Rows from a dataset of charts and code
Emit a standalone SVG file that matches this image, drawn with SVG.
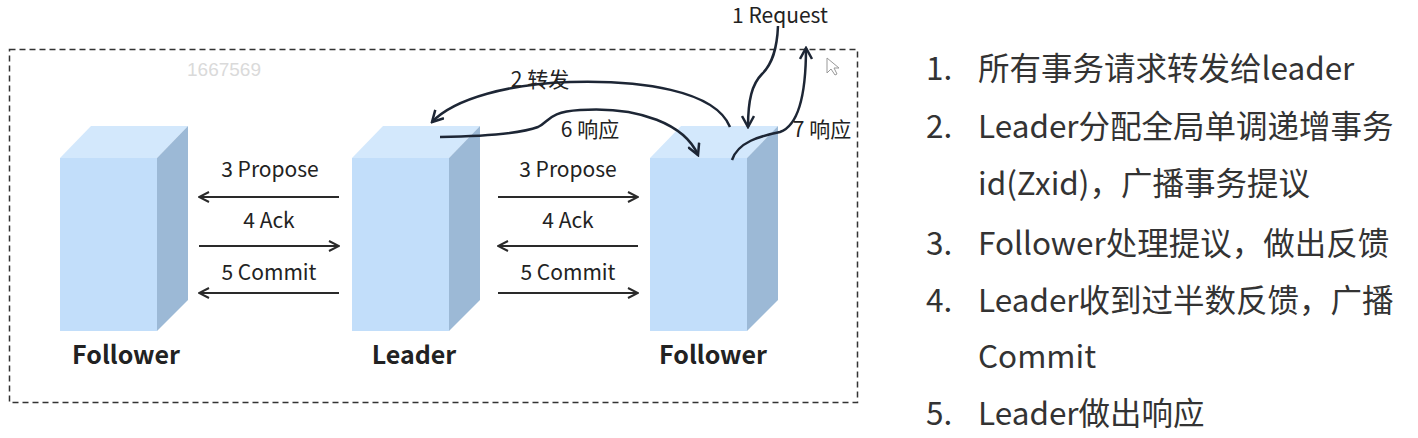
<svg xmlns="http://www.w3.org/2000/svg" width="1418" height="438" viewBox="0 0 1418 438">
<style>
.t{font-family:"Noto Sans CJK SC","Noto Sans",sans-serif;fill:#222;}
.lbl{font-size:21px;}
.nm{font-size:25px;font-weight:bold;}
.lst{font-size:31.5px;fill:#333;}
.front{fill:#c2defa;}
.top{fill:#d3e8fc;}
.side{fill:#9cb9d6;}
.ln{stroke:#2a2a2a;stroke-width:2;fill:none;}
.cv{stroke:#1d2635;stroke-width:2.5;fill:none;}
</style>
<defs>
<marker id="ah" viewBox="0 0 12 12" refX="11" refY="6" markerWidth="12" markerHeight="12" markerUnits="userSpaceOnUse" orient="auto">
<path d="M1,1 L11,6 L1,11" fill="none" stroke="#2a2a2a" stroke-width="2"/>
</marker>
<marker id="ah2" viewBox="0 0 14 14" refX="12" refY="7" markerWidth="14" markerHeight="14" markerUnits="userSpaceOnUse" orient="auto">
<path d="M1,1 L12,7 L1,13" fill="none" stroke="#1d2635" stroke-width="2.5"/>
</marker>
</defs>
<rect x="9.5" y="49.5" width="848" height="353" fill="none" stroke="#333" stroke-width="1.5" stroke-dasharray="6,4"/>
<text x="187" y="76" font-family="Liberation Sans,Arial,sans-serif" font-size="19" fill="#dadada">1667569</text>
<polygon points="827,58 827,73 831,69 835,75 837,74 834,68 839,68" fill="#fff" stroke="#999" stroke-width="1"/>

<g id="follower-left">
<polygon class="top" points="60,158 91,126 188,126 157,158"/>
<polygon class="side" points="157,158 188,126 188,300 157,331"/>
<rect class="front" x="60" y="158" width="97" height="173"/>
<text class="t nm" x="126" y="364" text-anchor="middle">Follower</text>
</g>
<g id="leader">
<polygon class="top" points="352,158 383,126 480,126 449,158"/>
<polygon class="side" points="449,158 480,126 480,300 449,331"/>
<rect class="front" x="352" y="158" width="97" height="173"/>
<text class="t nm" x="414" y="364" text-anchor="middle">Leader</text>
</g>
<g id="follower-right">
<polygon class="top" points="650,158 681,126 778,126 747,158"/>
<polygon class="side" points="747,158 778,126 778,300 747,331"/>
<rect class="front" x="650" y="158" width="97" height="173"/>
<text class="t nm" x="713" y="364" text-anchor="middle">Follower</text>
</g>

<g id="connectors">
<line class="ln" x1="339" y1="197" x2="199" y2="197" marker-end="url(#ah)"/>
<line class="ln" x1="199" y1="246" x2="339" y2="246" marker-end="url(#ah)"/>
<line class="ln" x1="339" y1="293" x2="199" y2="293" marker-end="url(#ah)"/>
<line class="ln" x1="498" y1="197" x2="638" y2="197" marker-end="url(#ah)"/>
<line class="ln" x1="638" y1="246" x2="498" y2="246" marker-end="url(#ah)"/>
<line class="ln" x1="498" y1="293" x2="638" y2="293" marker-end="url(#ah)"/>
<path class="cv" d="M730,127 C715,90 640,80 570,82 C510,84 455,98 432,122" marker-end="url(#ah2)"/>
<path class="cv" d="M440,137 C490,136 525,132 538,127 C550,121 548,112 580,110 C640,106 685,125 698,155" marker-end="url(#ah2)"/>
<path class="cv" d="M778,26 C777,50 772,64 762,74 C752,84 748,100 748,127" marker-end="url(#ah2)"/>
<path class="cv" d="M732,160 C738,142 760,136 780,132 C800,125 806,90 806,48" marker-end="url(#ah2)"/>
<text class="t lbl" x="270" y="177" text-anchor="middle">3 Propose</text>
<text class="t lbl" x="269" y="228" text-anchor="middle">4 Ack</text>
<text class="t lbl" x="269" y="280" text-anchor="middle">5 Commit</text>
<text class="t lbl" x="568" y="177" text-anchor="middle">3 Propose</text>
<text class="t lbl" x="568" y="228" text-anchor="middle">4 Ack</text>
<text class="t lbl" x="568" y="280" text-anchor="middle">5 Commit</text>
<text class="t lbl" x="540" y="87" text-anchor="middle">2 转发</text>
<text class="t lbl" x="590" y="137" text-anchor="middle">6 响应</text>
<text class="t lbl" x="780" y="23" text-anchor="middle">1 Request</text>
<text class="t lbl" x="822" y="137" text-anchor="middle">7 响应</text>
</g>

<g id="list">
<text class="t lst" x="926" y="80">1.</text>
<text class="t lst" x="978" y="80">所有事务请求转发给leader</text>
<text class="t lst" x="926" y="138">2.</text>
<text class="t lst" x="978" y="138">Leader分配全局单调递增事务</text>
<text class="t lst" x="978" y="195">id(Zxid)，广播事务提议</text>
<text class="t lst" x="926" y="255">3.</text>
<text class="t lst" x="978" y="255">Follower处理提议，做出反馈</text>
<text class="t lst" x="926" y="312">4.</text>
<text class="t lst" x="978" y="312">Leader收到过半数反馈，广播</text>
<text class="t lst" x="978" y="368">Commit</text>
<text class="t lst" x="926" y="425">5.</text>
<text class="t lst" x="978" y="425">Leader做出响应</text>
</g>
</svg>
...
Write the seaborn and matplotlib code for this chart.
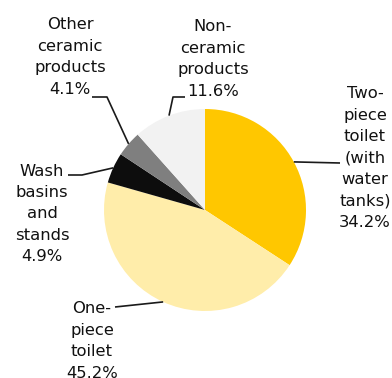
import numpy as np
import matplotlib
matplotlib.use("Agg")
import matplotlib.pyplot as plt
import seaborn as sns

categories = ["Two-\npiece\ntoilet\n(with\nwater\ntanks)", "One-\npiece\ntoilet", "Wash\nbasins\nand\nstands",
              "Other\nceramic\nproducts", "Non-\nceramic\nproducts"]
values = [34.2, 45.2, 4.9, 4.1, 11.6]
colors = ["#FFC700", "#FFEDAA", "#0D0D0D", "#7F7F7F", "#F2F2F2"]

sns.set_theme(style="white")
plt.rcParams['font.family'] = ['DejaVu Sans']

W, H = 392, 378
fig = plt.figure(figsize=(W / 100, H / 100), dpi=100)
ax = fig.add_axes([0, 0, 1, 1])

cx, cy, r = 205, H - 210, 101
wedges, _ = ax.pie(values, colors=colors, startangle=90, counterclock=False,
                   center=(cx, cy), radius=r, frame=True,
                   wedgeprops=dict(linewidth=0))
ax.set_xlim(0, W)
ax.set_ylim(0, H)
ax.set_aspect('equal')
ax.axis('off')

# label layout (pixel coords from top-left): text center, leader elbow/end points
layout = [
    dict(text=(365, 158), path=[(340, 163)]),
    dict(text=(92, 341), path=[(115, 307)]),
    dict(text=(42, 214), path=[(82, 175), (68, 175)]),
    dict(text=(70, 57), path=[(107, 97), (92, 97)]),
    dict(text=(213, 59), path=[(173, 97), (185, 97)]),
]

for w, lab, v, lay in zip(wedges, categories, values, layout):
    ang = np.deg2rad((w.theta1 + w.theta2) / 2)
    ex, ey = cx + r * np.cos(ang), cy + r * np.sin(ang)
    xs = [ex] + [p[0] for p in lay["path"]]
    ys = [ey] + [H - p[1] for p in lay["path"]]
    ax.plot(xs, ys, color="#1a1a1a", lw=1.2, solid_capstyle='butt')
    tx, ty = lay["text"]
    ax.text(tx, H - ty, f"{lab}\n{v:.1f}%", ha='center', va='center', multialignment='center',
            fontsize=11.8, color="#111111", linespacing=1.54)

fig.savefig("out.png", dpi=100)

Work instructions: Go back to the listing above and reproduce, exactly, the stretch from the line bearing "Write the seaborn" through the line bearing "import seaborn as sns", without its pictures.

Completed task:
Write the seaborn and matplotlib code for this chart.
import numpy as np
import matplotlib
matplotlib.use("Agg")
import matplotlib.pyplot as plt
import seaborn as sns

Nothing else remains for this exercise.